2 rooms, adjoining offices at Capitol OK'd for $1 million+ updates, renovations

The Arkansas House Management Committee voted Thursday to spend more than $1 million to renovate two committee rooms and several adjoining offices.

The upgrades include replacing the heating and cooling systems, technological upgrades to improve live video streaming online, furniture replacements, desk refurbishments, new carpets and more.

The fact that the Capitol is a historic building makes it more expensive to renovate, but it also makes it more worthwhile, said House Speaker Jeremy Gillam, R-Judsonia. The Capitol was completed in 1915 at a cost of nearly $2.3 million, according to the secretary of state's website.

"Had other things been done back 20 years ago, 10 years ago, then we might not be looking at some of the expenses we're looking at now," he said. "When you put something off for decades and decades, costs build up."

Furnishings -- which will cost about $237,000 -- are the single most expensive items for Rooms 149 and 151, according to a cost estimate.

About 150 new audience chairs will be purchased in addition to new chairs for committee members and staff, said Gary Clements, president of Clements & Associates Inc., the architect for the project. Existing committee tables will be refinished, he said.

The audio/video system upgrades -- which will cost about $197,000 between the two rooms -- are the second-greatest cost. Audio quality has been poor for the live video streamed on the House website, said Robert Dale, chief of staff for the House.

Additional expenses include about $92,000 for demolition, $65,000 for heating, air conditioning and ventilation upgrades and $62,000 for painting and refinishing.

The project is expected to cost $1,075,594 in total. Clements said work should start in early August and be completed by the end of November.
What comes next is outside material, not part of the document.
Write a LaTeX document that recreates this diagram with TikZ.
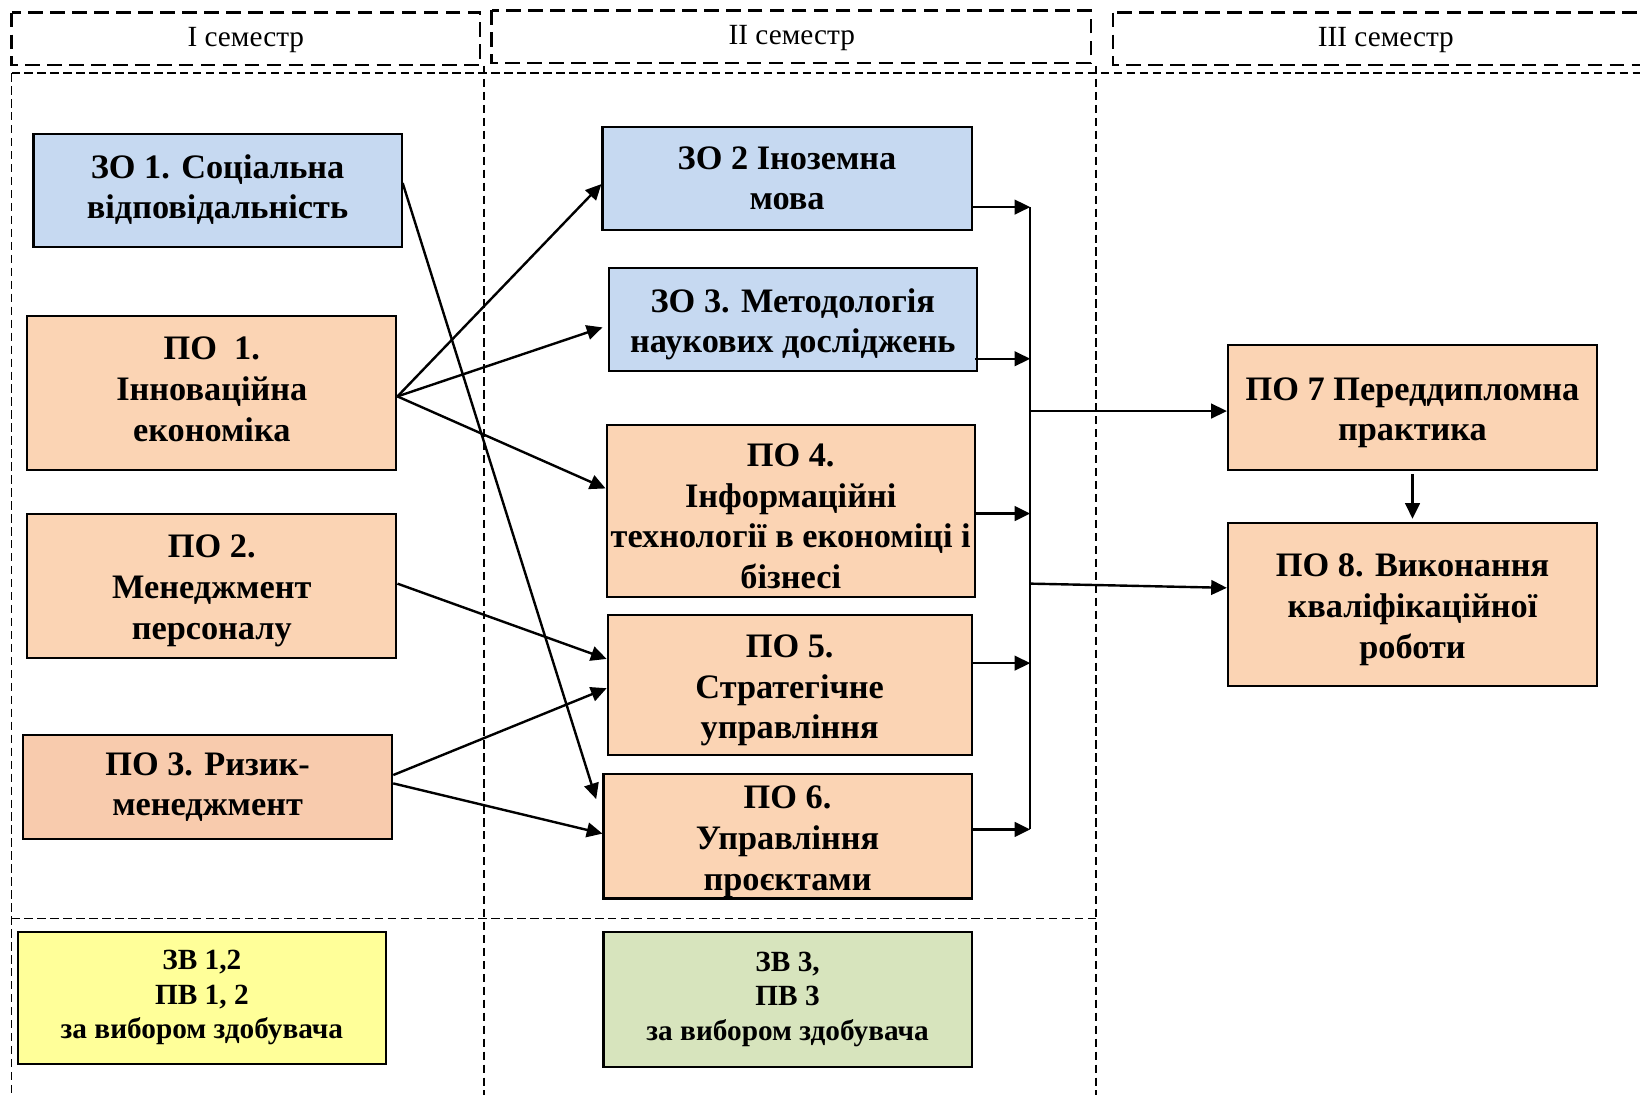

The next regular session of the Legislature begins in January, but legislative committees and other groups meet throughout the year in the Capitol.

A grant from the Arkansas Natural and Cultural Resources Council will pay $824,000 of the cost. A transfer for the Bureau of Legislative Research's budget will provide $175,000. The House maintenance and operations budget will pay the remaining $76,594.

The committee rooms are important to the public, Dale said.

"The Capitol is one of the oldest historical buildings in Arkansas and it's used. You can have a historical building -- a beautiful building -- but no one's really in there, but the Capitol is used by thousands of people a year," he said. "The committee rooms are especially used. That's the way a lot of people get introduced to the Capitol."

Gillam said he also wanted to renovate Rooms 130 and 138. However, the Arkansas Natural and Cultural Resources Council gave the House about half of the money it requested.